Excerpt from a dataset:

● ● ● ●

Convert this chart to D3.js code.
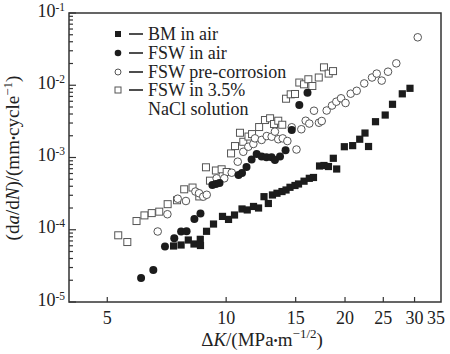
<!DOCTYPE html>
<html>
<head>
<meta charset="utf-8">
<script src="https://cdn.jsdelivr.net/npm/d3@7"></script>
<style>
body{margin:0;background:#fff;}
svg{display:block;font-family:"Liberation Serif","Times New Roman",serif;}
</style>
</head>
<body>
<svg id="chart" width="450" height="354"></svg>
<script>
// BM in air
var bmK = [7.36,7.69,8.02,8.29,8.60,8.61,8.92,9.29,9.79,10.14,10.50,10.97,11.31,11.73,12.08,12.47,12.79,13.10,13.45,13.85,14.18,14.51,14.94,15.25,15.75,16.24,16.64,17.24,17.69,18.16,18.68,19.05,19.92,20.91,21.79,22.47,22.94,23.89,25.28,26.38,27.93,29.21];
var bmRate = [5.96e-5,6.15e-5,7.21e-5,6.35e-5,7.37e-5,6.05e-5,9.52e-5,1.20e-4,1.53e-4,1.39e-4,1.60e-4,1.94e-4,1.88e-4,2.10e-4,2.00e-4,2.87e-4,2.31e-4,3.03e-4,3.20e-4,3.38e-4,3.55e-4,3.87e-4,4.10e-4,4.30e-4,4.70e-4,5.15e-4,5.29e-4,7.63e-4,7.75e-4,7.50e-4,9.75e-4,6.93e-4,1.41e-3,1.46e-3,1.79e-3,2.18e-3,1.42e-3,3.13e-3,3.87e-3,5.45e-3,7.61e-3,9.07e-3];
// FSW in air
var airK = [6.09,6.54,7.00,7.39,7.69,7.94,8.31,8.61,9.23,9.42,9.62,10.75,10.97,11.26,11.60,11.95,12.30,12.65,13.03,13.29,13.69,14.14,14.66,15.32,16.07];
var airRate = [2.15e-5,2.77e-5,5.86e-5,7.61e-5,9.46e-5,9.52e-5,1.41e-4,1.68e-4,4.16e-4,4.30e-4,4.44e-4,5.73e-4,6.10e-4,7.38e-4,9.38e-4,1.12e-3,1.03e-3,1.01e-3,1.01e-3,9.23e-4,1.03e-3,1.26e-3,2.40e-3,5.33e-3,7.88e-3];
// FSW pre-corrosion
var preK = [6.71,7.10,7.54,7.91,8.36,8.54,8.75,8.93,9.46,9.89,10.33,10.70,11.05,11.38,11.72,11.83,12.30,12.67,13.04,13.29,13.55,13.91,14.29,14.66,15.07,15.50,15.90,16.24,16.69,17.18,17.46,17.97,18.54,19.01,19.54,20.06,20.67,21.41,22.37,23.41,24.06,24.77,25.70,26.97,30.56];
var preRate = [9.46e-5,1.64e-4,2.69e-4,2.50e-4,3.38e-4,3.20e-4,2.87e-4,3.05e-4,5.15e-4,5.15e-4,6.16e-4,8.75e-4,1.20e-3,1.41e-3,1.54e-3,1.84e-3,1.75e-3,1.98e-3,1.94e-3,2.28e-3,1.79e-3,1.84e-3,1.69e-3,2.62e-3,1.29e-3,2.46e-3,3.23e-3,2.95e-3,4.44e-3,3.03e-3,3.20e-3,4.47e-3,5.24e-3,5.92e-3,6.60e-3,5.68e-3,7.64e-3,8.38e-3,1.06e-2,1.28e-2,1.45e-2,1.16e-2,1.54e-2,2.01e-2,4.61e-2];
// FSW in 3.5% NaCl solution
var naclK = [5.33,5.62,5.93,6.21,6.48,6.77,7.11,7.51,7.83,8.22,8.55,8.89,9.10,9.42,9.74,10.03,10.29,10.53,10.84,11.05,11.39,11.63,12.12,12.54,12.92,13.22,13.55,13.87,14.18,14.57,14.94,15.32,15.75,16.15,16.53,17.16,17.69,18.18,18.65];
var naclRate = [8.38e-5,6.76e-5,1.32e-4,1.58e-4,1.70e-4,1.78e-4,2.26e-4,2.56e-4,3.63e-4,3.84e-4,2.89e-4,7.32e-4,4.78e-4,6.61e-4,6.87e-4,6.30e-4,1.14e-3,1.44e-3,2.20e-3,1.65e-3,1.95e-3,2.11e-3,2.64e-3,3.30e-3,3.49e-3,2.91e-3,3.23e-3,2.84e-3,6.51e-3,7.49e-3,7.57e-3,1.09e-2,1.03e-2,1.21e-2,9.76e-3,1.28e-2,1.77e-2,1.45e-2,1.57e-2];

var xTicks = [5,10,15,20,25,30,35];
var yTicks = [1e-5,1e-4,1e-3,1e-2,1e-1];
var yExp = ["-5","-4","-3","-2","-1"];
var legendLabels = ["BM in air","FSW in air","FSW pre-corrosion","FSW in 3.5%"];

var svg = d3.select("#chart");
var x = d3.scaleLog().domain([4,35]).range([69,441]);
var y = d3.scaleLog().domain([1e-5,1e-1]).range([302,13]);

function zip(a,b){ return a.map(function(d,i){ return {k:d, r:b[i]}; }); }

// frame
svg.append("rect")
    .attr("x",69).attr("y",13)
    .attr("width",372).attr("height",289)
    .attr("fill","none").attr("stroke","#333").attr("stroke-width",1.5);

// y ticks (major + minor, pointing inward)
svg.append("g").selectAll("line")
    .data(y.ticks())
    .enter()
    .append("line")
    .attr("x1",69)
    .attr("x2",function(d){ return Math.abs(Math.log10(d)-Math.round(Math.log10(d)))<1e-9 ? 76 : 73; })
    .attr("y1",function(d){ return y(d); })
    .attr("y2",function(d){ return y(d); })
    .attr("stroke","#333").attr("stroke-width",1.2);

var yLab = svg.append("g").selectAll("text")
    .data(yTicks)
    .enter()
    .append("text")
    .attr("x",65)
    .attr("y",function(d){ return y(d)+3.5; })
    .attr("text-anchor","end")
    .attr("font-size",18)
    .attr("fill","#222");
yLab.append("tspan").text("10");
yLab.append("tspan")
    .attr("dy",-6)
    .attr("font-size",11.5)
    .text(function(d,i){ return yExp[i]; });

// x ticks
svg.append("g").selectAll("line")
    .data(xTicks.filter(function(d){ return d<35; }))
    .enter()
    .append("line")
    .attr("x1",function(d){ return x(d); })
    .attr("x2",function(d){ return x(d); })
    .attr("y1",302).attr("y2",297)
    .attr("stroke","#333").attr("stroke-width",1.2);

svg.append("g").selectAll("text")
    .data(xTicks)
    .enter()
    .append("text")
    .attr("x",function(d){ return d==35 ? x(d)-5 : x(d); })
    .attr("y",324)
    .attr("text-anchor","middle")
    .attr("font-size",18)
    .attr("fill","#222")
    .text(function(d){ return d; });

// axis titles
var xt = svg.append("text")
    .attr("x",262).attr("y",346)
    .attr("text-anchor","middle")
    .attr("font-size",19)
    .attr("fill","#222");
xt.append("tspan").text("Δ");
xt.append("tspan").attr("font-style","italic").text("K");
xt.append("tspan").text("/(MPa");
xt.append("tspan").attr("font-size",12).attr("dy",-1).text("•");
xt.append("tspan").attr("dy",1).text("m");
xt.append("tspan").attr("font-size",13).attr("dy",-8).text("−1/2");
xt.append("tspan").attr("dy",8).text(")");

var yt = svg.append("text")
    .attr("transform","translate(19,158) rotate(-90)")
    .attr("text-anchor","middle")
    .attr("font-size",19)
    .attr("fill","#222");
yt.append("tspan").text("(d");
yt.append("tspan").attr("font-style","italic").text("a");
yt.append("tspan").text("/d");
yt.append("tspan").attr("font-style","italic").text("N");
yt.append("tspan").text(")/(mm");
yt.append("tspan").attr("font-size",12).attr("dy",-1).text("•");
yt.append("tspan").attr("dy",1).text("cycle");
yt.append("tspan").attr("font-size",13).attr("dy",-7).text("−1");
yt.append("tspan").attr("dy",7).text(")");

// open squares - NaCl
svg.append("g").selectAll("rect")
    .data(zip(naclK,naclRate))
    .enter()
    .append("rect")
    .attr("x",function(d){ return x(d.k)-3.5; })
    .attr("y",function(d){ return y(d.r)-3.5; })
    .attr("width",7).attr("height",7)
    .attr("fill","#fff").attr("stroke","#555").attr("stroke-width",1);

// open circles - pre-corrosion
svg.append("g").selectAll("circle")
    .data(zip(preK,preRate))
    .enter()
    .append("circle")
    .attr("cx",function(d){ return x(d.k); })
    .attr("cy",function(d){ return y(d.r); })
    .attr("r",3.8)
    .attr("fill","#fff").attr("stroke","#555").attr("stroke-width",1);

// filled squares - BM
svg.append("g").selectAll("rect")
    .data(zip(bmK,bmRate))
    .enter()
    .append("rect")
    .attr("x",function(d){ return x(d.k)-3.6; })
    .attr("y",function(d){ return y(d.r)-3.6; })
    .attr("width",7.2).attr("height",7.2)
    .attr("fill","#1c1c1c");

// filled circles - FSW in air
svg.append("g").selectAll("circle")
    .data(zip(airK,airRate))
    .enter()
    .append("circle")
    .attr("cx",function(d){ return x(d.k); })
    .attr("cy",function(d){ return y(d.r); })
    .attr("r",4)
    .attr("fill","#1c1c1c");

// legend
var lg = svg.append("g");
var rows = [34,53,72,90];
lg.append("rect").attr("x",115).attr("y",rows[0]-3).attr("width",6).attr("height",6).attr("fill","#1c1c1c");
lg.append("circle").attr("cx",118).attr("cy",rows[1]).attr("r",3.3).attr("fill","#1c1c1c");
lg.append("circle").attr("cx",118).attr("cy",rows[2]).attr("r",3).attr("fill","#fff").attr("stroke","#555");
lg.append("rect").attr("x",115).attr("y",rows[3]-3).attr("width",6).attr("height",6).attr("fill","#fff").attr("stroke","#555");
lg.selectAll("line")
    .data(rows)
    .enter()
    .append("line")
    .attr("x1",129).attr("x2",143)
    .attr("y1",function(d){ return d; }).attr("y2",function(d){ return d; })
    .attr("stroke","#222").attr("stroke-width",1.6);
lg.selectAll("text.lab")
    .data(legendLabels)
    .enter()
    .append("text")
    .attr("class","lab")
    .attr("x",148)
    .attr("y",function(d,i){ return rows[i]+6; })
    .attr("font-size",18)
    .attr("fill","#222")
    .text(function(d){ return d; });
lg.append("text")
    .attr("x",148).attr("y",115)
    .attr("font-size",18)
    .attr("fill","#222")
    .text("NaCl solution");
</script>
</body>
</html>
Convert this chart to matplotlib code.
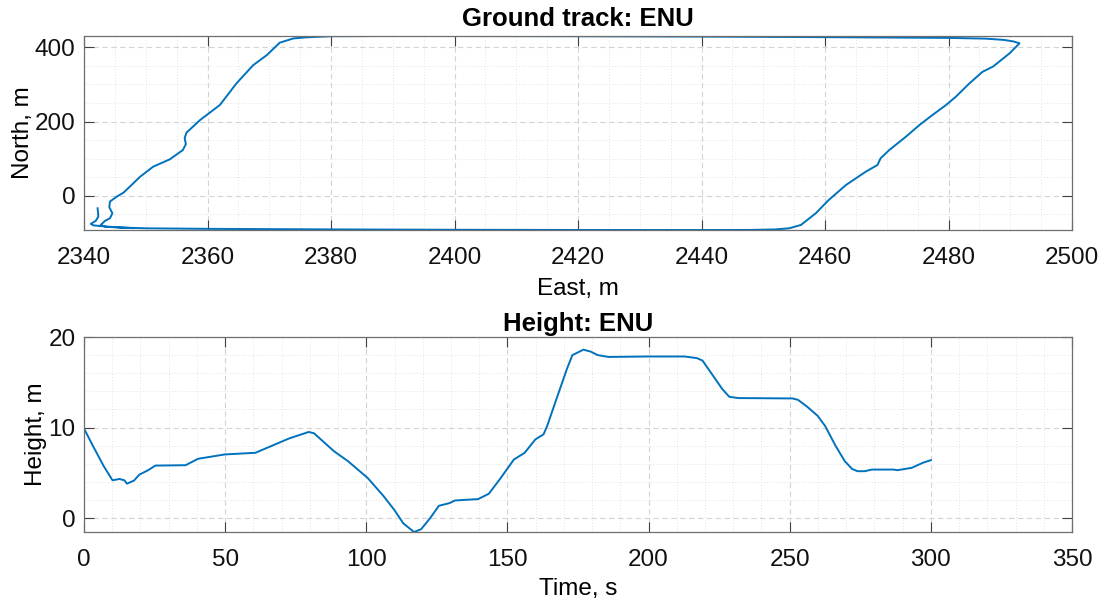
"""Ground track and height plots in ENU frame."""

from __future__ import annotations

import matplotlib as mpl

mpl.use("Agg")
import matplotlib.pyplot as plt
from matplotlib.ticker import MultipleLocator


# ground track, metres
EAST = [
    2342.2, 2342.3, 2342.3, 2341.9, 2341.1, 2341.5, 2342.6,
    2346.0, 2350.0, 2360.0, 2380.0, 2400.0, 2420.0, 2440.0, 2448.0, 2452.0, 2454.2, 2456.1,
    2458.5, 2460.6, 2463.4, 2466.6, 2468.5, 2469.0, 2470.4, 2473.1, 2475.3, 2477.4, 2479.6,
    2481.2, 2483.4, 2485.5, 2487.2, 2489.9, 2491.5,
    2490.5, 2489.0, 2486.0, 2480.0, 2460.0, 2440.0, 2420.0, 2400.0, 2390.0, 2380.0, 2376.0,
    2373.9, 2371.7,
    2369.6, 2367.4, 2364.7, 2362.0, 2358.8, 2356.6, 2356.3, 2356.5, 2356.0, 2353.9, 2351.2,
    2349.1, 2346.4, 2345.3, 2344.2, 2344.1, 2344.6, 2344.2, 2343.4, 2342.7, 2343.5, 2348.0,
]
NORTH = [
    -34.0, -50.0, -57.0, -68.0, -76.0, -80.0, -82.0,
    -86.0, -88.0, -89.5, -91.0, -92.0, -92.5, -92.6, -92.4, -91.0, -88.0, -79.0,
    -47.6, -11.7, 28.8, 64.7, 82.7, 100.7, 123.0, 159.0, 190.6, 217.5, 244.5,
    267.0, 303.0, 334.0, 348.0, 384.0, 411.0,
    416.0, 420.0, 423.5, 425.5, 427.5, 429.0, 430.0, 430.5, 430.6, 430.0, 427.0,
    424.0, 412.6,
    379.0, 352.0, 303.0, 244.5, 204.0, 170.0, 155.0, 139.0, 123.0, 98.0, 78.2,
    51.2, 8.1, -2.6, -16.0, -31.3, -47.5, -61.0, -68.0, -79.0, -84.0, -87.5,
]

# height over time
TIME = [
    0.0, 3.2, 7.0, 10.1, 12.6, 14.3, 15.2, 17.7, 19.6, 22.7, 25.3, 36.0, 40.4, 49.9, 60.7,
    66.3, 72.7, 79.6, 81.5, 88.5, 93.5, 100.5, 106.2, 109.9, 113.1, 116.9, 119.4, 122.6,
    125.7, 129.5, 131.4, 139.6, 143.4, 147.2, 152.3, 156.1, 159.9, 162.8, 164.1, 167.3,
    171.1, 173.0, 176.9, 179.4, 182.0, 185.8, 200.0, 212.7, 217.1, 219.1, 222.9, 226.1,
    228.6, 231.8, 251.0, 252.9, 256.1, 259.9, 262.5, 266.3, 269.5, 272.1, 274.0, 276.6,
    279.1, 286.8, 288.1, 293.2, 297.1, 300.0,
]
HEIGHT = [
    9.9, 7.96, 5.74, 4.19, 4.33, 4.19, 3.81, 4.15, 4.81, 5.3, 5.81, 5.85, 6.56, 7.04, 7.22,
    7.96, 8.81, 9.52, 9.37, 7.41, 6.3, 4.44, 2.41, 0.93, -0.56, -1.52, -1.22, 0.0,
    1.37, 1.67, 1.96, 2.11, 2.7, 4.26, 6.48, 7.22, 8.7, 9.26, 10.2, 13.1,
    16.5, 18.0, 18.6, 18.4, 18.0, 17.8, 17.85, 17.85, 17.67, 17.4, 15.7, 14.26,
    13.4, 13.26, 13.22, 13.07, 12.33, 11.3, 10.2, 7.96, 6.3, 5.44, 5.19, 5.19,
    5.37, 5.37, 5.3, 5.56, 6.11, 6.41,
]

LINE_COLOR = "#0072BD"


def style_axes(ax, x_major, x_minor, y_major, y_minor):
    ax.xaxis.set_major_locator(MultipleLocator(x_major))
    ax.xaxis.set_minor_locator(MultipleLocator(x_minor))
    ax.yaxis.set_major_locator(MultipleLocator(y_major))
    ax.yaxis.set_minor_locator(MultipleLocator(y_minor))
    ax.grid(True, which="major", linestyle=(0, (5, 3)), color="#d4d4d4", linewidth=0.8)
    ax.grid(True, which="minor", linestyle=(0, (1, 2)), color="#e2e2e2", linewidth=0.7)
    ax.set_axisbelow(True)
    ax.tick_params(which="major", direction="in", length=7, width=0.8, color="#404040",
                   top=True, right=True, labelsize=17.5, labelcolor="#111111")
    ax.tick_params(axis="x", which="major", pad=12.5)
    ax.tick_params(axis="y", which="major", pad=6)
    ax.tick_params(which="minor", length=0, top=True, right=True)
    for spine in ax.spines.values():
        spine.set_color("#6e6e6e")
        spine.set_linewidth(0.9)


def main() -> None:
    mpl.rcParams.update(
        {
            "font.family": ["Liberation Sans", "DejaVu Sans"],
            "font.size": 17.5,
        }
    )

    fig = plt.figure(figsize=(11.07, 6.03), dpi=100)
    ax_top = fig.add_axes([84 / 1107, 1 - 230 / 603, 988 / 1107, 194 / 603])
    ax_bot = fig.add_axes([84 / 1107, 1 - 532 / 603, 988 / 1107, 195 / 603])

    ax_top.plot(EAST, NORTH, color=LINE_COLOR, linewidth=1.4)
    style_axes(ax_top, 20, 5, 200, 50)
    ax_top.set_xlim(2340, 2500)
    ax_top.set_ylim(min(NORTH), max(NORTH))
    ax_top.set_xlabel("East, m", fontsize=17.5, labelpad=6)
    ax_top.set_ylabel("North, m", fontsize=17.5, labelpad=1)
    ax_top.set_title("Ground track: ENU", fontsize=18.5, fontweight="bold", pad=7)

    ax_bot.plot(TIME, HEIGHT, color=LINE_COLOR, linewidth=1.4)
    style_axes(ax_bot, 50, 10, 10, 2)
    ax_bot.set_xlim(0, 350)
    ax_bot.set_ylim(min(HEIGHT), 20)
    ax_bot.set_xlabel("Time, s", fontsize=17.5, labelpad=5)
    ax_bot.set_ylabel("Height, m", fontsize=17.5, labelpad=1)
    ax_bot.set_title("Height: ENU", fontsize=18.5, fontweight="bold", pad=4)

    fig.savefig("out.png", dpi=100)
    plt.close(fig)


if __name__ == "__main__":
    main()
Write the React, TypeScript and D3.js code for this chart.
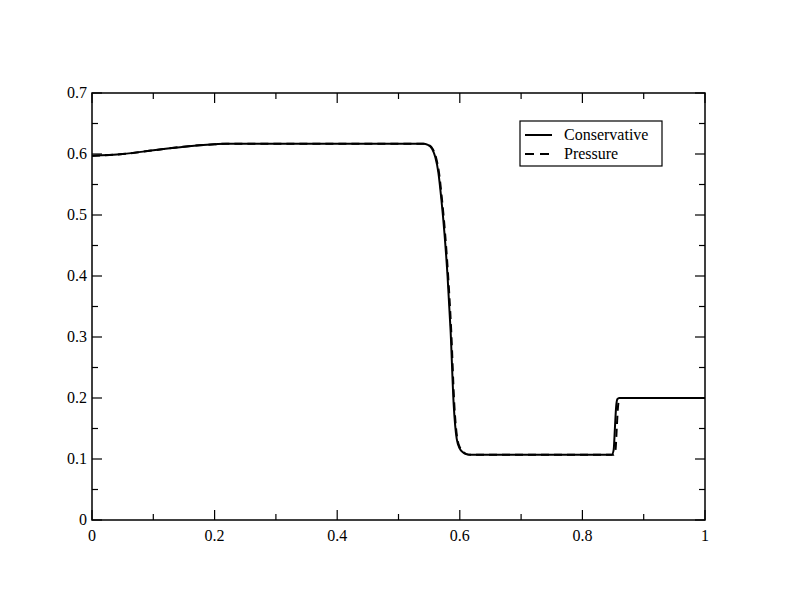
import React from 'react';
import * as d3 from 'd3';

// Conservative solution
const consX = [0, 0.05, 0.1, 0.15, 0.2, 0.22, 0.54, 0.548, 0.555, 0.56, 0.565, 0.57, 0.575, 0.58, 0.585, 0.59, 0.595, 0.6, 0.605, 0.61, 0.617, 0.848, 0.851, 0.853, 0.855, 0.857, 0.86, 1];
const consY = [0.597, 0.6, 0.606, 0.612, 0.616, 0.617, 0.617, 0.615, 0.608, 0.595, 0.57, 0.525, 0.47, 0.4, 0.31, 0.19, 0.133, 0.117, 0.111, 0.108, 0.107, 0.107, 0.115, 0.15, 0.185, 0.198, 0.2, 0.2];

// Pressure solution
const presX = [0, 0.05, 0.1, 0.15, 0.2, 0.22, 0.541, 0.549, 0.556, 0.561, 0.566, 0.571, 0.576, 0.581, 0.586, 0.591, 0.596, 0.601, 0.606, 0.611, 0.618, 0.851, 0.854, 0.856, 0.858, 0.86, 0.863, 1];
const presY = [0.597, 0.6, 0.606, 0.612, 0.616, 0.617, 0.617, 0.615, 0.608, 0.595, 0.57, 0.525, 0.47, 0.4, 0.31, 0.19, 0.133, 0.117, 0.111, 0.108, 0.107, 0.107, 0.115, 0.15, 0.185, 0.198, 0.2, 0.2];

const xTicks = [0, 0.2, 0.4, 0.6, 0.8, 1];
const yTicks = [0, 0.1, 0.2, 0.3, 0.4, 0.5, 0.6, 0.7];
const legendLabels = ['Conservative', 'Pressure'];

const W = 792;
const H = 612;
const margin = { top: 93, right: 87, bottom: 92, left: 92 };

export default function App() {
  const innerW = W - margin.left - margin.right;
  const innerH = H - margin.top - margin.bottom;

  const x = d3.scaleLinear().domain([0, 1]).range([0, innerW]);
  const y = d3.scaleLinear().domain([0, 0.7]).range([innerH, 0]);

  const line = d3.line<[number, number]>()
    .x((d) => x(d[0]))
    .y((d) => y(d[1]))
    .curve(d3.curveMonotoneX);

  const consPath = line(consX.map((v, i) => [v, consY[i]]) as [number, number][]) || '';
  const presPath = line(presX.map((v, i) => [v, presY[i]]) as [number, number][]) || '';

  const xMinor = d3.range(1, 10, 2).map((i) => i / 10);
  const yMinor = d3.range(1, 14, 2).map((i) => i / 20);

  const font = '"Liberation Serif", "Times New Roman", serif';
  const major = 10;
  const minor = 6;

  return (
    <svg width={W} height={H} style={{ position: 'absolute', left: 0, top: 0, background: '#fff' }}>
      <rect width={W} height={H} fill="#fff" />
      <g transform={`translate(${margin.left},${margin.top})`}>
        {/* curves */}
        <path d={presPath} fill="none" stroke="#000" strokeWidth={2} strokeDasharray="8,5" />
        <path d={consPath} fill="none" stroke="#000" strokeWidth={2} />

        {/* frame */}
        <rect x={0} y={0} width={innerW} height={innerH} fill="none" stroke="#000" strokeWidth={1.5} />

        {/* x ticks */}
        {xTicks.map((t) => (
          <g key={'xt' + t}>
            <line x1={x(t)} x2={x(t)} y1={innerH} y2={innerH - major} stroke="#000" strokeWidth={1.2} />
            <line x1={x(t)} x2={x(t)} y1={0} y2={major} stroke="#000" strokeWidth={1.2} />
            <text x={x(t)} y={innerH + 21} textAnchor="middle" fontFamily={font} fontSize={16}>{String(t)}</text>
          </g>
        ))}
        {xMinor.map((t) => (
          <g key={'xm' + t}>
            <line x1={x(t)} x2={x(t)} y1={innerH} y2={innerH - minor} stroke="#000" strokeWidth={1.2} />
            <line x1={x(t)} x2={x(t)} y1={0} y2={minor} stroke="#000" strokeWidth={1.2} />
          </g>
        ))}

        {/* y ticks */}
        {yTicks.map((t) => (
          <g key={'yt' + t}>
            <line x1={0} x2={major} y1={y(t)} y2={y(t)} stroke="#000" strokeWidth={1.2} />
            <line x1={innerW} x2={innerW - major} y1={y(t)} y2={y(t)} stroke="#000" strokeWidth={1.2} />
            <text x={-5} y={y(t) + 5} textAnchor="end" fontFamily={font} fontSize={16}>{String(t)}</text>
          </g>
        ))}
        {yMinor.map((t) => (
          <g key={'ym' + t}>
            <line x1={0} x2={minor} y1={y(t)} y2={y(t)} stroke="#000" strokeWidth={1.2} />
            <line x1={innerW} x2={innerW - minor} y1={y(t)} y2={y(t)} stroke="#000" strokeWidth={1.2} />
          </g>
        ))}
      </g>

      {/* legend */}
      <g transform="translate(520,121)">
        <rect x={0} y={0} width={142} height={45} fill="#fff" stroke="#000" strokeWidth={1.2} />
        {legendLabels.map((lab, i) => (
          <g key={lab} transform={`translate(0,${14 + i * 19})`}>
            <line x1={5} x2={32} y1={0} y2={0} stroke="#000" strokeWidth={2} strokeDasharray={i === 1 ? '9,6' : undefined} />
            <text x={44} y={5} fontFamily={font} fontSize={16}>{lab}</text>
          </g>
        ))}
      </g>
    </svg>
  );
}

● ● ● ●

Goal: Skip the pictures and repeat, word for word, the lines from the one containing "Convert this chart to matplotlib code." to the one containing "from matplotlib.ticker import MultipleLocator", keeping both of those lines.

Response:
Convert this chart to matplotlib code.
"""Ground track and height plots in ENU frame."""

from __future__ import annotations

import matplotlib as mpl

mpl.use("Agg")
import matplotlib.pyplot as plt
from matplotlib.ticker import MultipleLocator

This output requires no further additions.